Nada
existe tanto como antes de existir. Algum poeta o terá dito. E não só os
poetas, que se não fora o desejo das coisas, elas mesmas pouco nos interessavam
e delas nada nos viria. Por isso, antes de Veneza é que ela nos existe.
Fica-nos a oscilar no desejo de sabê-la, palmilhar ruas e pontes que lhe fazem
o corpo de água fugidia, conhecer-lhe o
cheiro pagão dos cabelos, murmurar-lhe lábio a lábio o sinuoso dos braços de
muitas portas, subindo o cotovelo até à humidade concava e retráctil da axila.
Depois, humildes e prostrados, rodearmos a saia cigana que insinua pernas
guardadoras de convictos segredos. E penetrarmos assim nos seus palácios,
namorados à descoberta da intimidade que lhe existe sob a multidão que pulula. Ó
Veneza misteriosa que sonhamos conhecer! Doce sonho de uma semana de Verão! Por
ti despimos cabides e armários, puxamos malas e pacotes, fazemo-nos reiterados
viajantes. Por ti, decidimo-nos a abandonar Ravena que tanto nos enleia em sua
teia fasciculada. Ravena que nos reclama, uma mão cheia de história a
agarrar-nos o pensamento.
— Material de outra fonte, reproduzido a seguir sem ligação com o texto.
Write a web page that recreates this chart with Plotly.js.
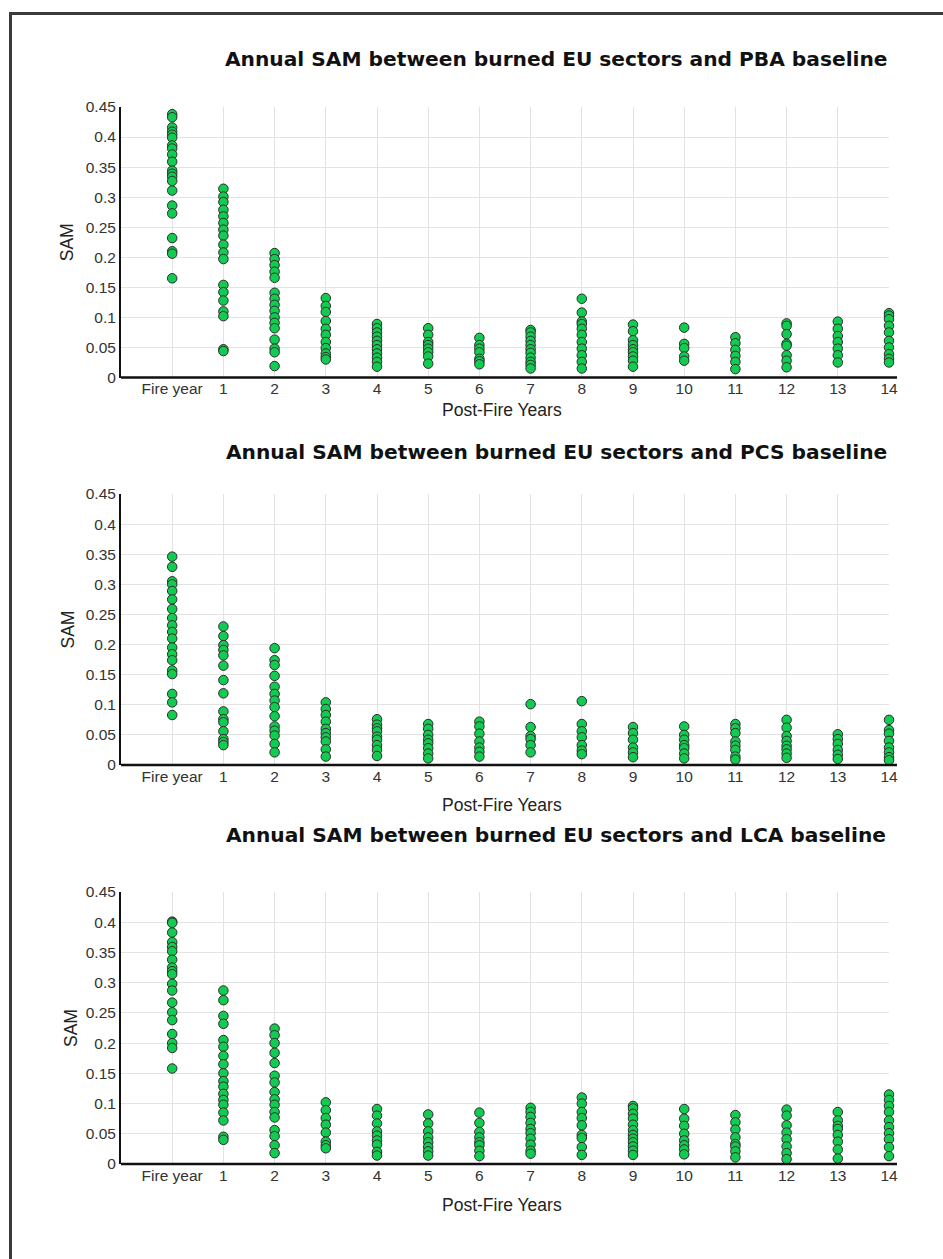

Em Ravena podíamos ser felizes.
Mas já é outro dia e depois de alvorada expectante
e despedidas para nunca mais mascaradas de ano que vem, sobreveio-nos a viagem
para outra província, o Vêneto. No caminho, a paisagem um écran em mutação
de cores, a exposição de verdes agrícolas perdendo para infiltrações de amarelos
que rodeavam alguma desarrumação cénica, a remeter para desacertos pátrios e
sua mescla insane de alhos e bugalhos. Nada de jardins cuidados e habitações de
cor retocada. Convenci-me de que entrávamos
numa Itália menos abonada, a pobreza do gosto em desvarios de aqui e ali.
A planura impunha-se esfumando o bucolismo acidentado e espigoso dos ciprestes.
Em seu lugar, os choupos e a sua mansidão de folhagem sussurrando desculpas,
boquinhas tímidas a entreabrir, somos assim. Os choupos são árvores pobres que
existem sem porquê como todos os deserdados da vida. Vivem sem orgulho que os
aprume e não lhes cabe a densidade colorida do cipreste. Existem verdurengos. Escusam
a proximidade aquosa, mãe da frouxidão verde, quiçá da roupagem que se espalha
sem direcção definida, remoinho de braços estendidos a nada ou, para quem
prefira, estendem braços uns aos outros, permanecem de mão dada na sua vida de
árvore. E amei os choupos por serem eles. Amei-os no verde sem arroubos, nos
braços abertos e finos a entrelaçar, quase sem forças para o alto onde as
folhas se penduram no à-vontade espaçoso que falha em qualquer arrogância cipreste.
Benditos sejam os choupos que adivinham
e sinalizam as correntes subterrâneas de água doce. Benditos.